Litigation funder Omni Bridgeway plans for class action growth, calls for regulation
Downturns are good for business at ASX-listed litigation funder Omni Bridgeway, which is pushing on with its US foray, with any economic slowdown to feed into the company’s growth plans.
Downturns are good for business at ASX-listed litigation funder Omni Bridgeway, which is pushing on with its US foray, with any economic slowdown to feed into the company’s growth plans.
Omni Bridgeway, a funder of class actions and corporation litigation, is preparing to hold its regional conference and annual meeting on Wednesday.
Omni Bridgeway chief executive Andrew Saker, who flew out from his base in New York, said while the company’s past lay in Australia, its growth was focused in the northern hemisphere.
The company now generates much of its income in its northern hemisphere markets, reporting total gross income of $221m in the last financial year. This was down on the $286.4m reported in the 2021 financial year, but several cases funded by the company are on the horizon and the group’s plans to secure non-balance sheet funding for its operations may soon pay dividends.
“It’s definitely grown from Australia, but it’s a global business. We now generate most of our incomes in the northern hemisphere,” Mr Saker said.
Australia represents only 12 per cent of the total litigation book for Omni Bridgeway.
Mr Saker, who started at Omni Bridgeway in 2015, has been key to the push from the business to shift the funding burden for many cases off its balance sheet and secure public equity investments in matters. The company launched its first fundraising in 2016 and deployed the $US190m (280m) raised within 18 months. This has since grown, with almost $3bn in funds under management today.

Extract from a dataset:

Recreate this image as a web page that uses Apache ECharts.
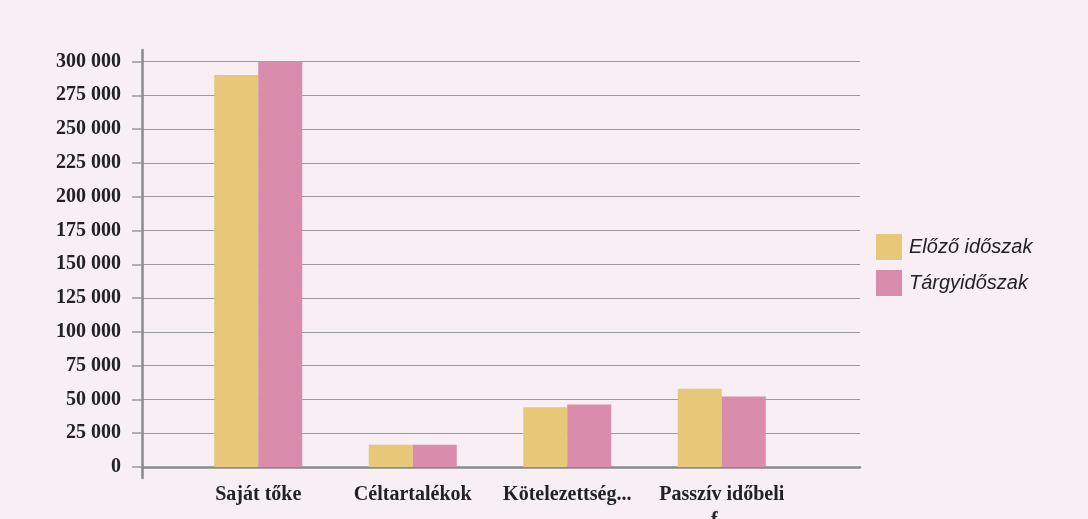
<!DOCTYPE html>
<html><head><meta charset="utf-8">
<script src="https://cdn.jsdelivr.net/npm/echarts@6/dist/echarts.min.js"></script>
<style>html,body{margin:0;padding:0;background:#f7eff3}#c{width:1088px;height:519px}</style>
</head><body><div id="c"></div>
<script>
const categories = ['Saját tőke', 'Céltartalékok', 'Kötelezettség...', 'Passzív időbeli\nf...'];
const seriesNames = ['Előző időszak', 'Tárgyidőszak'];
const previousPeriod = [290000, 16500, 44200, 57800];
const currentPeriod = [300000, 16500, 46200, 52100];
const yMin = 0, yMax = 300000, yStep = 25000;

const chart = echarts.init(document.getElementById('c'));
const fmt = v => v === 0 ? '0' : String(v).replace(/\B(?=(\d{3})+(?!\d))/g, ' ');
const serif = 'Liberation Serif';
chart.setOption({
  backgroundColor: '#f7eff3',
  animation: false,
  legend: {
    orient: 'vertical', left: 876, top: 234, padding: 0,
    itemWidth: 26, itemHeight: 26, itemGap: 10,
    icon: 'rect',
    textStyle: { fontFamily: 'Liberation Sans', fontStyle: 'italic', fontSize: 20, color: '#222', padding: [0,0,0,2] },
    data: seriesNames
  },
  grid: [
    { left: 142, right: 228, top: 50, bottom: 41, outerBoundsMode: 'none' },
    { left: 142, right: 228, top: 61.5, bottom: 52, outerBoundsMode: 'none' },
    { left: 181, right: 289, top: 61.5, bottom: 52, outerBoundsMode: 'none' }
  ],
  xAxis: [
    { gridIndex: 0, type: 'category', data: categories, show: false },
    { gridIndex: 1, type: 'category', data: categories,
      axisLine: { show: true, lineStyle: { color: '#8a8a8a', width: 2.5 } },
      axisTick: { show: false }, axisLabel: { show: false } },
    { gridIndex: 2, type: 'category', data: categories,
      axisLine: { show: false }, axisTick: { show: false },
      axisLabel: { fontFamily: serif, fontWeight: 'bold', fontSize: 20, color: '#222', margin: 15, lineHeight: 26, interval: 0 } }
  ],
  yAxis: [
    { gridIndex: 0, type: 'value', min: 0, max: 1, splitLine: { show: false },
      axisLabel: { show: false }, axisTick: { show: false },
      axisLine: { show: true, lineStyle: { color: '#8a8a8a', width: 2.5 } } },
    { gridIndex: 1, type: 'value', min: yMin, max: yMax, interval: yStep,
      axisLine: { show: false },
      axisTick: { show: true, length: 10, lineStyle: { color: '#999', width: 1.5 } },
      axisLabel: { formatter: fmt, fontFamily: serif, fontWeight: 'bold', fontSize: 20, color: '#222', margin: 21 },
      splitLine: { show: true, lineStyle: { color: '#9a9a9a', width: 1.2 } } },
    { gridIndex: 2, type: 'value', min: yMin, max: yMax, interval: yStep, show: false, splitLine: { show: false } }
  ],
  series: [
    { name: seriesNames[0], type: 'bar', xAxisIndex: 2, yAxisIndex: 2, data: previousPeriod,
      barWidth: 44, barGap: '0%', itemStyle: { color: '#e6c878' } },
    { name: seriesNames[1], type: 'bar', xAxisIndex: 2, yAxisIndex: 2, data: currentPeriod,
      barWidth: 44, barGap: '0%', itemStyle: { color: '#d98cac' } }
  ]
});
</script></body></html>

Mr Saker said inflation and higher interest rates were not a concern for the business, with a relatively slim $150m in debt on the books. “In terms of private equity, it would be presented as an opportunity for them to spread their risk and get higher returns through our fund structures,” he said.
Mr Saker said Omni Bridgeway was a counter-cyclic operator and would benefit from an economic downturn as more companies missed earnings guidance. “When there is an economic downturn, there’s an increased demand for non-recourse capital,” he said.

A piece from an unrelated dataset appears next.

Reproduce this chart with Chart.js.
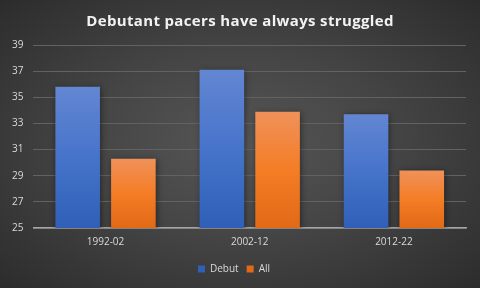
<!DOCTYPE html>
<html>
<head>
<meta charset="utf-8">
<script src="https://cdn.jsdelivr.net/npm/chart.js@4"></script>
<style>
  html, body { margin: 0; padding: 0; }
  body {
    width: 480px; height: 288px; overflow: hidden;
    background: radial-gradient(ellipse at 50% 50%, #565656 0%, #454545 45%, #2c2c2c 100%);
  }
  #wrap { width: 480px; height: 288px; position: relative; }
</style>
</head>
<body>
<div id="wrap"><canvas id="chart"></canvas></div>
<script>
const categories = ["1992-02", "2002-12", "2012-22"];
const debutValues = [35.8, 37.1, 33.7];
const allValues = [30.3, 33.9, 29.4];
const yTicks = [25, 27, 29, 31, 33, 35, 37, 39];

const FONT = "'Open Sans', 'Noto Sans', sans-serif";

function barGradient(top, bottom) {
  return function (context) {
    const chart = context.chart;
    const area = chart.chartArea;
    if (!area || context.raw == null) return bottom;
    const y = chart.scales.y.getPixelForValue(context.raw);
    const g = chart.ctx.createLinearGradient(0, y, 0, area.bottom);
    g.addColorStop(0, top[0]);
    g.addColorStop(0.5, top[1]);
    g.addColorStop(1, bottom);
    return g;
  };
}

// soft drop shadow under bars, like the original
const shadowPlugin = {
  id: "barShadow",
  beforeDatasetsDraw(chart) {
    const c = chart.ctx;
    c.save();
    c.shadowColor = "rgba(0,0,0,0.45)";
    c.shadowBlur = 6;
    c.shadowOffsetX = 1;
    c.shadowOffsetY = 1;
  },
  afterDatasetsDraw(chart) {
    chart.ctx.restore();
  }
};

// title in the original is tracked a little wider
const titleLetters = {
  id: "titleLetters",
  beforeDraw(chart) {
    const title = chart.titleBlock;
    if (title && !title._spaced) {
      const orig = title.draw.bind(title);
      title.draw = function () {
        const c = chart.ctx;
        c.save();
        c.letterSpacing = "0.35px";
        c.translate(6, 0); // re-centre after the extra tracking
        orig();
        c.restore();
      };
      title._spaced = true;
    }
  }
};

new Chart(document.getElementById("chart"), {
  type: "bar",
  data: {
    labels: categories,
    datasets: [
      {
        label: "Debut",
        data: debutValues,
        backgroundColor: barGradient(["#6386d2", "#4674cb"], "#2f5fb7"),
        categoryPercentage: 0.773,
        barPercentage: 0.8
      },
      {
        label: "All",
        data: allValues,
        backgroundColor: barGradient(["#f0915a", "#f47d26"], "#e26916"),
        categoryPercentage: 0.773,
        barPercentage: 0.8
      }
    ]
  },
  options: {
    responsive: true,
    maintainAspectRatio: false,
    animation: false,
    layout: { padding: { left: 2, right: 14, top: 8, bottom: 4 } },
    plugins: {
      title: {
        display: true,
        text: "Debutant pacers have always struggled",
        color: "#f2f2f2",
        font: { family: FONT, size: 15, weight: "bold" },
        padding: { top: 5, bottom: 14 }
      },
      legend: {
        position: "bottom",
        labels: {
          color: "#d9d9d9",
          font: { family: FONT, size: 10 },
          boxWidth: 7,
          boxHeight: 7,
          padding: 8
        }
      },
      tooltip: { enabled: false }
    },
    scales: {
      x: {
        grid: { display: false, drawTicks: false },
        border: { color: "#a6a6a6", width: 1.5 },
        ticks: { color: "#d9d9d9", font: { family: FONT, size: 10 }, padding: 8 }
      },
      y: {
        min: 25,
        max: 39,
        afterBuildTicks(axis) {
          axis.ticks = yTicks.map(v => ({ value: v }));
        },
        grid: { color: "#626262", lineWidth: 1, drawTicks: false },
        border: { display: false },
        ticks: { color: "#d9d9d9", font: { family: FONT, size: 10 }, padding: 10 }
      }
    }
  },
  plugins: [shadowPlugin, titleLetters]
});
</script>
</body>
</html>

Mr Saker said the rise of more class action and litigation funders showed the need for regulatory intervention to legitimise funders and secure class members. “We’re asking, as we did for the previous government, for appropriate regulation of litigation funding to ensure capital adequacy in particular, and to thereby give comfort to clients that a claim can be pursued through to the end and to the defendant that if you lose, you can actually pay their costs,” he said.
Mr Saker said a licensing regime and register of funders would improve clarity.
“I think (the Australian Securities and Investments Commission) are probably the right repository for that type of information, they are the regulator for other licensed operators, whether it’s AFSLs or anything else,” he said.